What is needed: Filter the entries, keeping every line with the word "that".

Exercise inputs:
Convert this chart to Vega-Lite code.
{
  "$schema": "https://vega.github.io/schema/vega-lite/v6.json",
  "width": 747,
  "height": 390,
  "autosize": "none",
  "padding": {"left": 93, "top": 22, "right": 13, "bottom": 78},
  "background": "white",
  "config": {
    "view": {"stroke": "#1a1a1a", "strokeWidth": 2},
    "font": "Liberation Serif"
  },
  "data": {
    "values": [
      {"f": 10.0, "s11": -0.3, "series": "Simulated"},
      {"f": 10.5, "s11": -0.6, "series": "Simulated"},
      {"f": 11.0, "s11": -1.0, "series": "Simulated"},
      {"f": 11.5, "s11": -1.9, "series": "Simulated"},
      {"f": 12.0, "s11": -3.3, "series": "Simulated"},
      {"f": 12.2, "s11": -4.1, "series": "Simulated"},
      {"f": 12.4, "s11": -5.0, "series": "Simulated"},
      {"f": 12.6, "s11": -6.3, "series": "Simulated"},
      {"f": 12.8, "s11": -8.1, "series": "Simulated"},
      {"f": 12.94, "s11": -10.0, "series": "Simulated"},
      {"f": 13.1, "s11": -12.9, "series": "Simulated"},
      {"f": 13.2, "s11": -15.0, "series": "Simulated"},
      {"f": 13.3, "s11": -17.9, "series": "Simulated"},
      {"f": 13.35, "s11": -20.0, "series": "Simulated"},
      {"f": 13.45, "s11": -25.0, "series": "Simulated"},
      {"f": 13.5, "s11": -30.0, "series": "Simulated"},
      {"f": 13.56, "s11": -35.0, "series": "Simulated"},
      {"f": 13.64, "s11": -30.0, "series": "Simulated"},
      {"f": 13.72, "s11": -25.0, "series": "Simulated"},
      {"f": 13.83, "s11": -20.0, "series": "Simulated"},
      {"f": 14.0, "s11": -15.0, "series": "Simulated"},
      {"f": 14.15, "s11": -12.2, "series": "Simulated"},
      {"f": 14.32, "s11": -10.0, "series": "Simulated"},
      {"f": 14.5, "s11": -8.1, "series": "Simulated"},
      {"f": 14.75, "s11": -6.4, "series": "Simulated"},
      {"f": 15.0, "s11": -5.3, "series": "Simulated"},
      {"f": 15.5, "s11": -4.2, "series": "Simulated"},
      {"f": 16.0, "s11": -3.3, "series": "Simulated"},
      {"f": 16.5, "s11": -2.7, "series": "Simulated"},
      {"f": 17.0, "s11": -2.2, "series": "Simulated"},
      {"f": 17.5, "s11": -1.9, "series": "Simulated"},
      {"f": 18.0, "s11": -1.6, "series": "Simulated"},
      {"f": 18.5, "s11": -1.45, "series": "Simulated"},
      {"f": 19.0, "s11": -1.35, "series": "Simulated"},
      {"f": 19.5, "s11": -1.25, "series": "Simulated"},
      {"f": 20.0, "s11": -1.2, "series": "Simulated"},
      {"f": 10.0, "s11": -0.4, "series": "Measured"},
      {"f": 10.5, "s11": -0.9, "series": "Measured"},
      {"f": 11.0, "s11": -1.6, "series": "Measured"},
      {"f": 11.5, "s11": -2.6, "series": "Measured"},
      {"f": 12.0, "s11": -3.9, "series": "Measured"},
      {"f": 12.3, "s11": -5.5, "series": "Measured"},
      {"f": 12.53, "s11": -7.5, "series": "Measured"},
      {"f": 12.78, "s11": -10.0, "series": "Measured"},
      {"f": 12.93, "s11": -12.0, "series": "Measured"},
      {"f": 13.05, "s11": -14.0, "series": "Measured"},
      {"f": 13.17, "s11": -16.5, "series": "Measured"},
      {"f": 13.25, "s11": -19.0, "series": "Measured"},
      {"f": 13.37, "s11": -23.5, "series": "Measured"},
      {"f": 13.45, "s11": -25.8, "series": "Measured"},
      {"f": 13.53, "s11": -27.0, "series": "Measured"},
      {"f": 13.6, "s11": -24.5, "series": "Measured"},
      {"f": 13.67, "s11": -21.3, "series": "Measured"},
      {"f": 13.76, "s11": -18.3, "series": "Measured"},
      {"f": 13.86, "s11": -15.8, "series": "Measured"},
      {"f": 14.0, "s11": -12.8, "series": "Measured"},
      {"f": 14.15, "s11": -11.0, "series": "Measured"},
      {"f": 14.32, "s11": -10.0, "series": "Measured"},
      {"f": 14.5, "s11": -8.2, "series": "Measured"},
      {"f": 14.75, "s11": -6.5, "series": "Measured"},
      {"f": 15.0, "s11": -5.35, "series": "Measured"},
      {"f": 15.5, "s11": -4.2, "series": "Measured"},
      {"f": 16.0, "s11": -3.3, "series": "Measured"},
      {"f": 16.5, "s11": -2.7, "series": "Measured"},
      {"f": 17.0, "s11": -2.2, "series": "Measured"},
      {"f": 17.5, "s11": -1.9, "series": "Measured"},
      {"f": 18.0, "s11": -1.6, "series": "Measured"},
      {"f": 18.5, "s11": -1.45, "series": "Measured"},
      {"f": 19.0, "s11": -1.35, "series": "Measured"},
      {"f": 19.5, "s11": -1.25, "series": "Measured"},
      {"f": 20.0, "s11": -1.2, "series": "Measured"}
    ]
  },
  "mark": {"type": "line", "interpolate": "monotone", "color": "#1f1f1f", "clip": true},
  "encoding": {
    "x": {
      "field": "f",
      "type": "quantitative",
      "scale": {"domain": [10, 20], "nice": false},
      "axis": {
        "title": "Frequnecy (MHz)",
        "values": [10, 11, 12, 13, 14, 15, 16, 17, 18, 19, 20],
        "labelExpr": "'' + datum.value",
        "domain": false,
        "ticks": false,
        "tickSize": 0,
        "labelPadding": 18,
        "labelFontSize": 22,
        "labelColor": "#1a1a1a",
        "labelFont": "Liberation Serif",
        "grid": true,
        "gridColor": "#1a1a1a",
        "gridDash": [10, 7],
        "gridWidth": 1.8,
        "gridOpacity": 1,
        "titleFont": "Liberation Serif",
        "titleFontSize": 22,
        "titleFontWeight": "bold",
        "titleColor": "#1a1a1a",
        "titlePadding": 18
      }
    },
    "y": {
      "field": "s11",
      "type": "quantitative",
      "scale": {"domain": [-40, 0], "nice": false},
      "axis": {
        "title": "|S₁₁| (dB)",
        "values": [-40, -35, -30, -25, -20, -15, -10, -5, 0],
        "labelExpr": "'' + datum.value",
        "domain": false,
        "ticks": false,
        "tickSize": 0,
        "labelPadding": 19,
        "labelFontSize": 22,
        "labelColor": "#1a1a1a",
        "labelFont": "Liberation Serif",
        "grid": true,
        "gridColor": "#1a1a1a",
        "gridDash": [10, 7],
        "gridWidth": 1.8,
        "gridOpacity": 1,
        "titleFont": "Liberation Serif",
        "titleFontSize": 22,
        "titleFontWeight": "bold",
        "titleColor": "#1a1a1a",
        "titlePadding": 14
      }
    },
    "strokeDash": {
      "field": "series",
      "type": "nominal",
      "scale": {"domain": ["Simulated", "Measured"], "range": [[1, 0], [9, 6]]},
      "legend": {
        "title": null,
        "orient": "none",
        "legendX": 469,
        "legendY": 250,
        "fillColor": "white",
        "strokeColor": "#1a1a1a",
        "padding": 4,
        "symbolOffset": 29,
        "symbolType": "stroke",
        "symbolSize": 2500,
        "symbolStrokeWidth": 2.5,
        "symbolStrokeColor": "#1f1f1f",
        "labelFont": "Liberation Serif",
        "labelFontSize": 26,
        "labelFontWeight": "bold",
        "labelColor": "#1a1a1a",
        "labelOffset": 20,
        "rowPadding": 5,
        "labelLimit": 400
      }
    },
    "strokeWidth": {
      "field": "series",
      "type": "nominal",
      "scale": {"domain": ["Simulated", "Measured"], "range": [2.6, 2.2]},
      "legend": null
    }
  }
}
...
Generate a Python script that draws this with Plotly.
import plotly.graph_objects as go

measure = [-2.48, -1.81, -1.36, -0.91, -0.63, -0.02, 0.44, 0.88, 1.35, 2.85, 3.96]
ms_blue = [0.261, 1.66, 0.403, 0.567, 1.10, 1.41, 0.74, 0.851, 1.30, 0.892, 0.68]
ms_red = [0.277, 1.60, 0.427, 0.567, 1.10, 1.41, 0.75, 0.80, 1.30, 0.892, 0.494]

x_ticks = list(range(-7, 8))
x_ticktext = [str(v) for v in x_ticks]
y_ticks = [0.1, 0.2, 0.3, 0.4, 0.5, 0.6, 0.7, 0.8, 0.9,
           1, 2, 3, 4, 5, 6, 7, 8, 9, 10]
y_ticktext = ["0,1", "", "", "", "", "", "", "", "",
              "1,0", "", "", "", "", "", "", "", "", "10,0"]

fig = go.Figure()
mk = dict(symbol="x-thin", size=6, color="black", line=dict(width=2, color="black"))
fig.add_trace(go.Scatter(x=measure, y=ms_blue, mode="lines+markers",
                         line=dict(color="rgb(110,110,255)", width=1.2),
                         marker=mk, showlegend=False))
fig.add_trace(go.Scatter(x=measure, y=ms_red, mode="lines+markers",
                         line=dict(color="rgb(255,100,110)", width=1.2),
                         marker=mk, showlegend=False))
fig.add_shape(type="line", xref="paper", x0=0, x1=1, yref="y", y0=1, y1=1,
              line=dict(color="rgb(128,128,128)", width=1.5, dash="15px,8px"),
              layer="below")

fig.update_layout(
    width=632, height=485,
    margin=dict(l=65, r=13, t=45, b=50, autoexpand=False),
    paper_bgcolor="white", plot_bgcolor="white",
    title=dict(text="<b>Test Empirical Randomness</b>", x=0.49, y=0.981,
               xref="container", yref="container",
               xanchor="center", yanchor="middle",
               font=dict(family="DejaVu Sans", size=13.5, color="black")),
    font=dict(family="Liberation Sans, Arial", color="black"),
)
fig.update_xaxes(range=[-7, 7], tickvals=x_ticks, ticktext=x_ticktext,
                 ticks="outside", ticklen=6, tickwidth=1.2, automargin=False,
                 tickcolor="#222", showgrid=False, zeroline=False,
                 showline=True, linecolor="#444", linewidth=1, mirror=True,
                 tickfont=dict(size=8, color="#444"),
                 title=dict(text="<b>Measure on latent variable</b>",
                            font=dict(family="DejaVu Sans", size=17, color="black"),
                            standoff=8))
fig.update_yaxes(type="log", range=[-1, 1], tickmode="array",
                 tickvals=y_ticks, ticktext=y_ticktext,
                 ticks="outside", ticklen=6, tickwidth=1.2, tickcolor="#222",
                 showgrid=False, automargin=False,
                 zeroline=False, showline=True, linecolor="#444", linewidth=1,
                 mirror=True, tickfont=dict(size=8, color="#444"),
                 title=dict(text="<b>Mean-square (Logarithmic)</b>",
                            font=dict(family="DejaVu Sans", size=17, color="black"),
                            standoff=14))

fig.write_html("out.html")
...
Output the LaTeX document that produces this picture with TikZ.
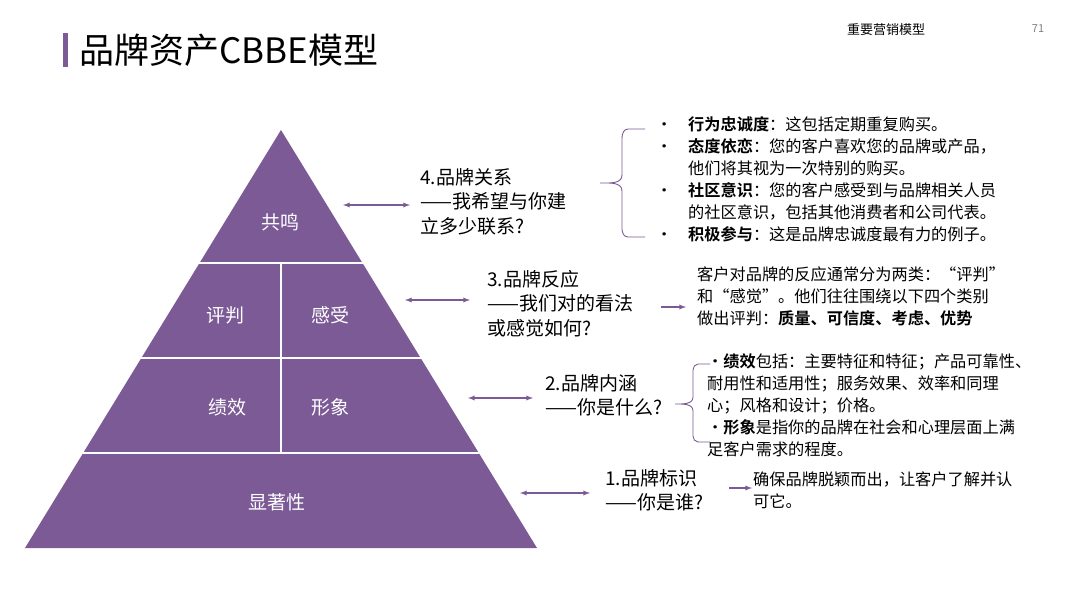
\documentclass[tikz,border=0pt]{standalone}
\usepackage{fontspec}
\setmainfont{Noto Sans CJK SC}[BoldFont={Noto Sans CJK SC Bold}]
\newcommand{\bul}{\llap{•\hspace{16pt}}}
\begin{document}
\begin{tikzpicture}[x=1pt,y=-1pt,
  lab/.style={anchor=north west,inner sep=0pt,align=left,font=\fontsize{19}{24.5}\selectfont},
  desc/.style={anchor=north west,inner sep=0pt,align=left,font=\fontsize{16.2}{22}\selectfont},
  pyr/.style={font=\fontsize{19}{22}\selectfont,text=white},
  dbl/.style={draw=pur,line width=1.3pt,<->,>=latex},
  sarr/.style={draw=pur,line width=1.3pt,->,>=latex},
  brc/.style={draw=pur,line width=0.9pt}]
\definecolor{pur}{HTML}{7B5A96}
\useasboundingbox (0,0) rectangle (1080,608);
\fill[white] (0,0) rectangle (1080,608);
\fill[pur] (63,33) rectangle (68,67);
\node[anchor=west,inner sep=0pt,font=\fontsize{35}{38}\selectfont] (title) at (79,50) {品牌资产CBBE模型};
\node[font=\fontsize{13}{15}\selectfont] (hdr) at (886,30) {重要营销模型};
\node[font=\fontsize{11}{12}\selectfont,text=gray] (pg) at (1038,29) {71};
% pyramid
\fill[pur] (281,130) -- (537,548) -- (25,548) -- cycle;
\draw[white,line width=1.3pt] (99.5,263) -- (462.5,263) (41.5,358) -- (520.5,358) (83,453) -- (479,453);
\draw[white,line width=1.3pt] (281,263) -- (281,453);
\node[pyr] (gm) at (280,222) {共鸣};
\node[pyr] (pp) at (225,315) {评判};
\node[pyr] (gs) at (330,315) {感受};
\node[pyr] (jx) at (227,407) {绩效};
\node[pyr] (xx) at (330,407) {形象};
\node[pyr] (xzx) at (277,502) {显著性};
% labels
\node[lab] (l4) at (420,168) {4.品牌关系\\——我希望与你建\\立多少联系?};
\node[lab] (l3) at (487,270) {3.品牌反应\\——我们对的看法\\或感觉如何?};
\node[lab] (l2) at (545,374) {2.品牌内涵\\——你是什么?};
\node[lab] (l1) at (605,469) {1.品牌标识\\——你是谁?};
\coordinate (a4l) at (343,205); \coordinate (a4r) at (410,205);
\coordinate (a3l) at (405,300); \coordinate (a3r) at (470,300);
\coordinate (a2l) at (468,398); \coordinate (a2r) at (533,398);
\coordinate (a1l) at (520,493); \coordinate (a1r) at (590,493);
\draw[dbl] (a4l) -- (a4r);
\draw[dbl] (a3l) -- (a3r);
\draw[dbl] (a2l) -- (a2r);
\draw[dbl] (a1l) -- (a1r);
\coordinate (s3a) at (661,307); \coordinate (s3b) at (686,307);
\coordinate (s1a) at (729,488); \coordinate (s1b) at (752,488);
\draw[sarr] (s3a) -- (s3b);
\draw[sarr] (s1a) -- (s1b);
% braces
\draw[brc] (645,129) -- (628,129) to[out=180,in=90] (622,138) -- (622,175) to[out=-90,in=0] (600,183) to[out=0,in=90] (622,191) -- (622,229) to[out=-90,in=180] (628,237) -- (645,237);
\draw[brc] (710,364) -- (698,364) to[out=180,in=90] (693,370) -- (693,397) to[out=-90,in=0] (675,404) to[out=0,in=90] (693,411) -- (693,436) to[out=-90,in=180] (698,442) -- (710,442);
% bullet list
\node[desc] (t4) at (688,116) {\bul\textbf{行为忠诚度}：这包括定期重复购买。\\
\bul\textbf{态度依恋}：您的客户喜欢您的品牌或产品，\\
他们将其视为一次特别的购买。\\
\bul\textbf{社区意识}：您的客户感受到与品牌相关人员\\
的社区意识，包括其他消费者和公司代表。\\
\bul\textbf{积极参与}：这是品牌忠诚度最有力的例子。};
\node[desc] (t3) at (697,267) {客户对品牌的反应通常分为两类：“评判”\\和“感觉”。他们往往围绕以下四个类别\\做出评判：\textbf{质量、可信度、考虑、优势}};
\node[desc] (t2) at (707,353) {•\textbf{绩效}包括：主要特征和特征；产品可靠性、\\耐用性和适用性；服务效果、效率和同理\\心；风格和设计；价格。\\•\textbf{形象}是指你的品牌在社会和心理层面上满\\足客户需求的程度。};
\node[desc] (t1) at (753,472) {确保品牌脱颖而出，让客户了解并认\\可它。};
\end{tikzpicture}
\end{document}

The answer:
Generate a Python script that draws this with Plotly.
Output the LaTeX document that produces this picture with TikZ.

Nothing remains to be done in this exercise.